I ordered the pancakes with blueberry topping and whipped cream and yet more coffee. And some orange juice. The pancakes were delicious and the coffee with actual milk was so much better than the Scotchman late-night sludge. I took a last bite of my pancakes and a last swig of coffee, and I put my hands flat on the table. I took a deep breath, trying to breathe my way through what I knew was coming.
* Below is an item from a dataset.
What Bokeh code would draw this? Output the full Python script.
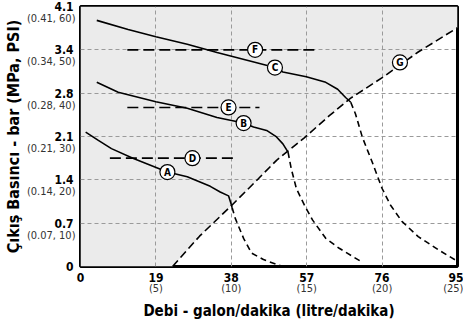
from bokeh.plotting import figure
from bokeh.models import Range1d, FixedTicker, LinearAxis, Title
from bokeh.embed import file_html
from bokeh.resources import INLINE
from bokeh.core.properties import value

FONT = "DejaVu Sans Condensed, Roboto, sans-serif"

# ---- ticks (x: litres/min, y: PSI) ----
x_ticks = [0, 19, 38, 57, 76, 95]
x_tick_labels = ["0", "19", "38", "57", "76", "95"]
x_tick_sub = ["", "(5)", "(10)", "(15)", "(20)", "(25)"]
y_ticks = [0, 10, 20, 30, 40, 50, 60]
y_tick_labels = ["0", "0.7", "1.4", "2.1", "2.8", "3.4", "4.1"]
y_tick_sub = ["", "(0.07, 10)", "(0.14, 20)", "(0.21, 30)", "(0.28, 40)", "(0.34, 50)", "(0.41, 60)"]

# ---- curves ----
a_x = [1.3, 4.5, 7.8, 13.2, 21.9, 26.9, 32.7, 35.2, 37.3, 37.9, 38.2]
a_y = [31.0, 29.1, 27.2, 25.0, 21.8, 20.7, 18.5, 17.2, 16.3, 14.6, 13.6]
a_dash_x = [38.2, 39.0, 41.1, 43.1, 46.1, 50.6]
a_dash_y = [13.6, 11.1, 6.5, 3.1, 1.6, 0.1]

b_x = [4.1, 9.5, 19.0, 26.9, 34.4, 41.1, 43.6, 46.9, 49.4, 51.0, 52.3]
b_y = [42.5, 40.2, 38.0, 36.5, 34.4, 33.1, 32.2, 31.4, 29.9, 28.3, 26.4]
b_dash_x = [52.3, 53.1, 54.4, 56.4, 58.5, 61.8, 65.2, 70.6]
b_dash_y = [26.4, 22.6, 18.0, 14.2, 10.7, 6.5, 4.2, 1.2]

c_x = [4.1, 12.0, 19.0, 26.9, 34.4, 42.7, 49.0, 51.0, 56.9, 61.8, 64.8, 66.8, 68.1]
c_y = [56.8, 54.7, 53.0, 51.3, 49.4, 47.4, 45.9, 44.9, 43.8, 42.5, 40.9, 39.0, 37.9]
c_dash_x = [68.1, 69.3, 71.0, 73.5, 76.0, 78.1, 81.0, 85.1, 90.1, 95.0]
c_dash_y = [37.9, 35.2, 29.9, 24.1, 18.0, 14.2, 10.4, 6.9, 3.9, 1.2]

d_x = [7.4, 39.0]
d_y = [25.0, 25.0]
e_x = [11.8, 45.1]
e_y = [36.7, 36.7]
f_x = [11.8, 59.8]
f_y = [50.0, 50.0]

g_x = [23.2, 30.0, 38.2, 44.0, 49.4, 56.4, 62.7, 68.0, 76.4, 85.1, 95.0]
g_y = [0.0, 7.0, 14.2, 19.5, 24.5, 29.7, 34.8, 38.8, 43.8, 49.5, 55.1]

# ---- curve tags ----
tag_text = ["A", "B", "C", "D", "E", "F", "G"]
tag_x = [21.9, 41.1, 49.0, 28.2, 37.3, 44.0, 80.5]
tag_y = [21.8, 33.1, 45.9, 25.0, 36.7, 50.0, 47.1]

x_title = "Debi - galon/dakika (litre/dakika)"
y_title = "Çıkış Basıncı - bar (MPa, PSI)"

p = figure(width=463, height=321, output_backend="svg", toolbar_location=None,
           x_range=Range1d(0, 95), y_range=Range1d(0, 60),
           min_border_left=74, min_border_right=6, min_border_top=6, min_border_bottom=40)
p.background_fill_color = "white"
p.border_fill_color = "white"
p.outline_line_color = "black"
p.outline_line_width = 3

# range used only to set the unit sub-labels ~12px below their main tick labels
p.extra_y_ranges = {"sub": Range1d(2.8, 62.8)}

# shaded operating region (above/left of G)
shade_x = [0] + g_x + [95, 0]
shade_y = [0] + g_y + [60, 60]
shade = p.patch(shade_x, shade_y, fill_color="#ebebeb", line_color=None)
shade.level = "image"


def style_axis(ax, bold=True, size="12px", color="black"):
    ax.axis_line_color = None
    ax.major_tick_line_color = None
    ax.minor_tick_line_color = None
    ax.major_tick_out = 0
    ax.major_tick_in = 0
    ax.major_label_text_font = FONT
    ax.major_label_text_font_style = "bold" if bold else "normal"
    ax.major_label_text_font_size = size
    ax.major_label_text_color = color


xa = p.xaxis[0]
ya = p.yaxis[0]
style_axis(xa)
style_axis(ya)
xa.ticker = FixedTicker(ticks=x_ticks)
ya.ticker = FixedTicker(ticks=y_ticks)
xa.major_label_overrides = dict(zip(x_ticks, x_tick_labels))
ya.major_label_overrides = dict(zip(y_ticks, y_tick_labels))
xa.major_label_standoff = 6
ya.major_label_standoff = 7

# secondary (unit) labels
xa2 = LinearAxis(ticker=FixedTicker(ticks=x_ticks[1:]),
                 major_label_overrides=dict(zip(x_ticks[1:], x_tick_sub[1:])))
style_axis(xa2, bold=False, size="11px", color="#333333")
xa2.major_label_standoff = -3
p.add_layout(xa2, "below")

ya2 = LinearAxis(y_range_name="sub", ticker=FixedTicker(ticks=y_ticks[1:]),
                 major_label_overrides=dict(zip(y_ticks[1:], y_tick_sub[1:])))
style_axis(ya2, bold=False, size="11px", color="#333333")
ya2.major_label_standoff = -24
p.add_layout(ya2, "left")

# axis titles (as titles, so they can be nudged like the original)
p.add_layout(Title(text=x_title, align="center", offset=15, standoff=4,
                   text_font=FONT, text_font_style="bold", text_font_size="15px",
                   text_color="black"), "below")
p.add_layout(Title(text=y_title, align="center", offset=-13, standoff=2,
                   text_font=FONT, text_font_style="bold", text_font_size="16px",
                   text_color="black"), "left")

for g in (p.xgrid, p.ygrid):
    g.grid_line_color = "#9a9a9a"
    g.grid_line_dash = "4 3"
    g.grid_line_width = 1

solid = dict(line_color="black", line_width=1.6)
dashed = dict(line_color="black", line_width=1.6, line_dash="6 4")
long_dash = dict(line_color="black", line_width=1.6, line_dash="11 5")

p.line(a_x, a_y, **solid)
p.line(a_dash_x, a_dash_y, **dashed)
p.line(b_x, b_y, **solid)
p.line(b_dash_x, b_dash_y, **dashed)
p.line(c_x, c_y, **solid)
p.line(c_dash_x, c_dash_y, **dashed)
p.line(d_x, d_y, **long_dash)
p.line(e_x, e_y, **long_dash)
p.line(f_x, f_y, **long_dash)
p.line(g_x, g_y, line_color="black", line_width=1.6, line_dash="8 4")

p.scatter(tag_x, tag_y, marker="circle", size=15, fill_color="white", line_color="black", line_width=1.2)
p.text(tag_x, tag_y, text=tag_text, text_align="center", text_baseline="middle",
       text_font=value(FONT), text_font_style="bold", text_font_size="10px", text_color="black")

open("out.html", "w").write(file_html(p, INLINE))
"I'll be right back," I said, as calmly as I could. I walked deliberately to the bathroom, opened the door, found an empty stall as far from the door as possible, and vomited all of my breakfast, all of the coffee I'd drunk, all of the orange juice. It came up easily, as if I'd not really swallowed any of it. As if the esophageal sphincter was a door left wide open. I flushed the toilet and hoped like hell that Amy hadn't followed me into the bathroom. The last thing I wanted her to think was that I was bulimic. I was washing my hands and face at the sink and surreptitiously trying to rinse my mouth when she came in.
"Everything okay?" she asked.
"Oh yeah, fine," I said, smiling a bit shakily. "Just need to get some sleep."
I kissed her goodbye at my apartment, and we made plans to meet up later that day.
Three weeks later, I was at her house every night.
Four months later, we exchanged rings.
Five years later, she dumped me for one of my colleagues.
I'm still not certain if I should've skipped that dance.